Take a look at Japan. As a natural resource-poor country, making products with fewer resources is a requirement for business. This manifests itself as a wealth of environmentally friendly, desirable, high-margin products. If they do for sustainability what they've done with consumer electronics, we'd better get moving fast.
The shift is happening in North America too. Earlier this year, two of the world's largest companies - Wal-Mart and General Electric - announced major environmental initiatives. There are those who might dismiss this as a PR exercise, but one effect the GE and
Wal-Mart announcements have had is forcing the discussion of a sustainable agenda in major boardrooms all over the world.
The Home Depot, when deciding what suppliers to use, says that if quality and price are equal, sustainability is the deciding factor. Sustainability is becoming a major competitive advantage. If implemented correctly, it can demand a premium and blossom a brand's emotional connection.

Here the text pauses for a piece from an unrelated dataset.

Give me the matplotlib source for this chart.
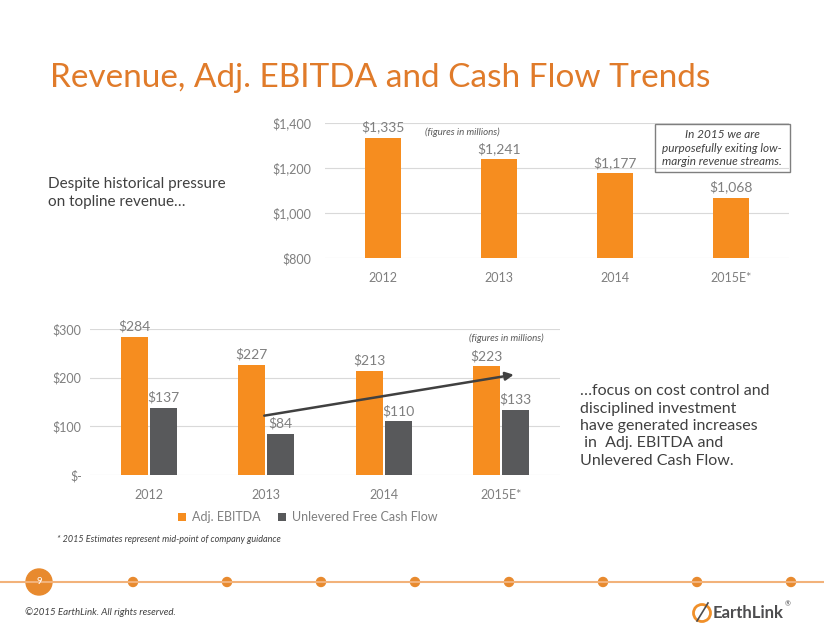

Ford executive chairman Bill Ford may have said it best in the Ford Motor Company's 2005 sustainability report:
"We have made sustainability a long-term strategic business priority. The reason is simple: We are a 100-year-old company, and we want to become a 200-year-old company. Sustainability is about ensuring that our business is innovative, competitive and profitable in a world that is facing major environmental and social changes."
The keys here are innovative, competitive and profitable. These are the goals of every corporation. The perception of what is innovative is changing focus to the environment and sustainability. Implementing this innovation is required to be competitive and that is what's going to keep a company profitable.
It's hard to believe there can be an alignment of goals of hard-core environmentalists and corporations, but there it is. No longer is saving the planet seen as conflicting with profit - it's now a means to profit.
Now we have divergent groups working towards the same goals. This is where we, as marketers, can really help speed the mainstreaming of sustainable initiatives. We need to step into the middle, help build a common vocabulary and help everyone understand we are talking about the same thing - which in turn will sell more sustainable products.
The stain on the word "sustainability" and its siblings "corporate responsibility" and "environmental stewardship" is that they carry the connotations of the past. They're more about saving the planet than saving business. We need to shift the connotations of these words so they are seen more for what they are: good business and a reason to buy.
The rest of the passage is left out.